Resistência da pista
As pistas de aeroportos têm a resistência medida pelo índice PCN (abreviatura em inglês de "número de classificação de pavimento"). Já os aviões são medidos pelo índice ACN (sigla em inglês de "número de classificação da aeronave"), que expressa o efeito de uma aeronave com uma determinada carga sobre um pavimento.
O indicador do Salgado Filho antes da enchente era 72. Dessa forma, aviões com um ACN inferior a esse PCN poderiam pousar ou decolar no local.
— Se o do Salgado Filho é 72 e o avião está operando com um nível 60, ok, ele pode aterrissar — explica Felipe Brasil Viegas.
O engenheiro comenta que as pistas apresentam diferenças de PCN ao longo de sua extensão, com indicadores menores na base, por exemplo, e que algumas exceções são abertas para situações pontuais, como voos de aviões "mais pesados".
— A Anac tolera um conjunto de operações acima desse limite, sabendo que depois, lá adiante, (o aeroporto) terá que fazer manutenções. Você pode extrapolar o limite, eventualmente, não pode ser a rotina — diz.
Limite de cargas
Com o risco de diminuição da resistência da pista do Salgado Filho e isso não sendo algo pontual, o terminal correria o risco de só operar voos de menor ACN — ou seja, com menores cargas.
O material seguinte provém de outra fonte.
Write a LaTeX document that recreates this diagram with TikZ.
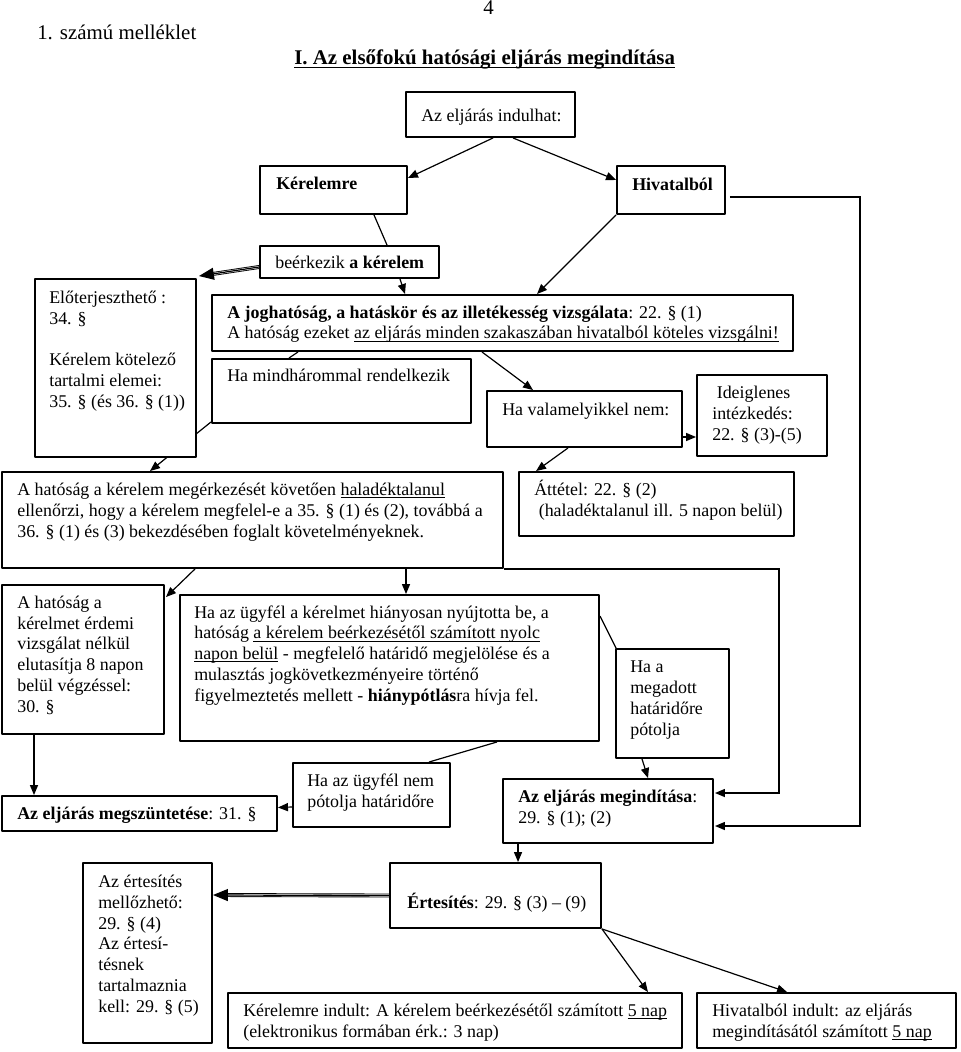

— De repente, tenha que se limitar essa capacidade de carga da pista do Salgado Filho, o que criaria uma limitação para a carga dos aviões no ponto de decolagem. Aparentemente, isso é muito ruim — analisa Viegas.
Usada como alternativa, a Base Aérea de Canoas tem PCN de número 46. Por isso, não poderia receber voos de maior carga de forma rotineira.
— É um uso muito especial. Normalmente, o que você tem na Base Aérea são aviões leves. Os caças são, em geral, aviões muito rápidos, mas muito leves — comenta Viegas.
Tempo de reparo
Sem saber do tamanho dos danos, o professor afirma ser difícil projetar o tempo de reparo.
— O tempo que vai levar para consertar os danos, evidentemente, vai depender do tipo de dano. Nós estamos falando de danos na base da pista. Se esse material sofreu acomodação, se esse material, por conta da cheia, perdeu planicidade, eles terão que abrir a pista, terão que fazer os reparos — observa Felipe Brasil Viegas.
Viegas prefere não estimar o custo do reparo, já que, além da obra da pista em si, seriam necessários gastos com equipamentos de alto custo e de pouca oferta no mercado. Contudo, o especialista destaca que não será necessário construir uma pista totalmente nova.
— Nós não estamos falando de construir uma pista nova, nós estamos falando de recuperar danos localizados. Não tem sentido a gente pensar em estar reconstruindo a pista nova — defende.
Agilidade e transparência
O coordenador do curso de Engenharia Civil da PUCRS defende agilidade e transparência nas obras, a fim de auxiliar na recuperação econômica do Rio Grande do Sul após a enchente.
— Agilidade pela importância do Salgado Filho para um Estado como o Rio Grande do Sul. Transparência porque, na medida que verbas públicas são necessárias e serão necessárias para toda essa recuperação, é justo que se possa saber com muita clareza quais são os danos efetivos, qual é o processo que vai se fazer. Não dá pra tratar, na minha opinião, o assunto como uma caixa fechada, porque é uma empresa privada, e pretender ter acesso ao socorro público — comenta Viegas.